An even crazier scene awaits you on Sixth Street (a.k.a. “the Dirty Sixth”), with its mashup of more than 52 bars and clubs servicing a never-ending rush of the nightlife crowd, Cedar Park residents and tourists when the sun goes down with trap, reggae and dance music blaring out of every other window—a scene that feels like a chopped and screwed version of Mardi Gras. Make sure to hit up the better bars for not only fun, but also an insane amount of people-watching: Easy Tiger (709 E. Sixth St., Austin, 512-614-4972; easytigeraustin.com), Midnight Cowboy (313 E. Sixth St., Austin, 512-843-2715; midnightcowboymodeling.com), The Dizzy Rooster (306 E. Sixth St., Austin, 512-236-1667; www.dizzyrooster.com), The Chuggin’ Monkey (219 E. Sixth St., Austin, 512-476-5015; www.thechugginmonkey.com) and Shakespeare’s (314 E. Sixth St., Austin, 512-472-1666; www.shakespearesaustin.com).

If you’re giving into your hipster sensibilities, travel farther down East Sixth Street to find some decent spots such as Valhalla (710 Red River St., Austin, 512-476-0997; do512.com/venues/valhalla), Hotel Vegas (1502 E. Sixth St., Austin; texashotelvegas.com) and Shangri-La (1016 E. Sixth St., Austin, 512-524-4291; shangrilaaustin.com). Just be ready to encounter a lot of mustaches and garage rock.

For a more whimsical-style country rager, bars on Rainey Street such as the circus-themed Unbarlievable (76 Rainey St., Austin, 512-710-8401; unbarlievable.com), which has a weird concept but really good sound for live bands, and the back-porch vibes of The Alibi (96 Rainey St., Austin, 512-953-8469; thealibiaustin.com) inject some modern flair into one of the city’s more historic areas.

Photo and design by Richie Beckman

Of course, visiting the Austin bar scene would be a waste of time without paying your respects to revered spots such as the Continental Club (1315 S. Congress Ave., Austin, 512-441-2444; continentalclub.com), The White Horse (500 Comal St., Austin, 512-553-6756; www.thewhitehorseaustin.com) or the Skylark Lounge (2039 Airport Blvd., Austin, 512-730-0759; skylarkaustin.com), where the city got its bluesy, countrified swagger. Offering a swath of old-time legends or guitar heroes in the making on any given night, the neighborhood known as South Congress is a must-visit for any first-time Austin tourist to stop for a drink.

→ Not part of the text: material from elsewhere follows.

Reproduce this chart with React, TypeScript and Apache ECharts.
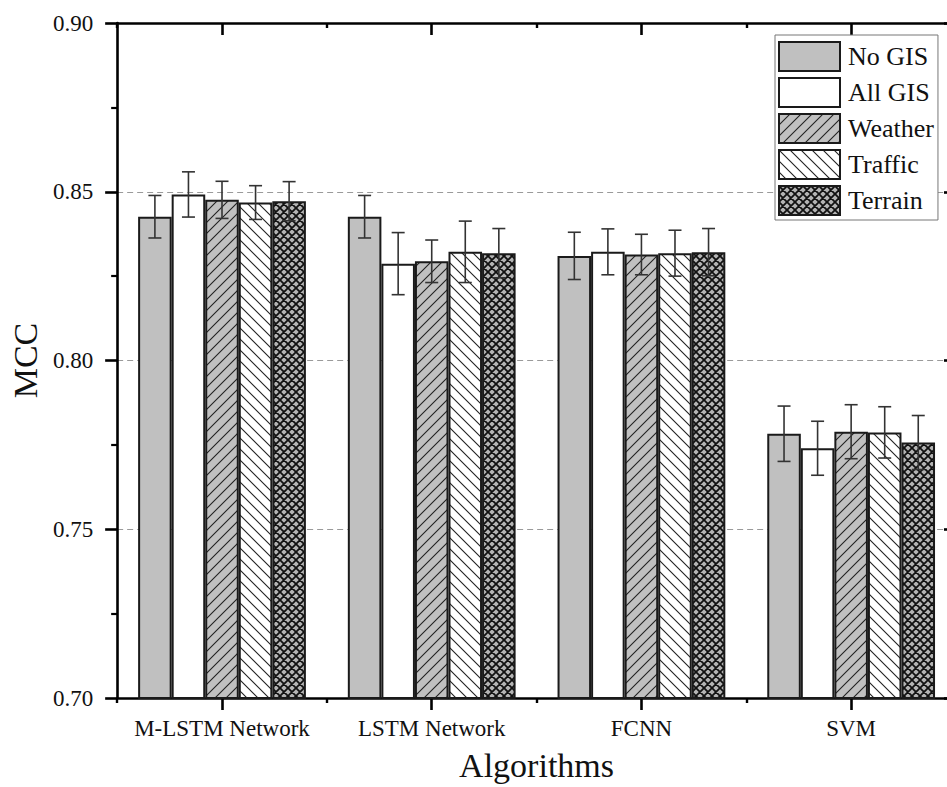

And what the hell are you even doing in Austin if you’re not down to try something that’s been barbecued? Sticking to carnivores here, your absolute smartest decision would be to party all night, then roll up to Franklin BBQ (900 E. 11th St., Austin, 512-653-1187; franklinbarbecue.com) when the sun comes up. Don’t be surprised if you’re not the first one there; the line is long, and the people are dedicated. The jiggly, glistening brisket with silky rendered fat and melt-in-your-mouth ribs are so good the kitchen usually runs out by lunch time. Second on the list (and a much easier wait) is Valentina’s (11500 Manchaca Rd., Austin, 512-221-4248; valentinastexmexbbq.com), a Tex-Mex-style trailer serving some of the best pulled pork known to man. Though this is still barely scratching the surface of one of ’Merica’s wondrously weird cities, hopefully it’s enough to whet your appetite and question why the hell it took you this long to check it out.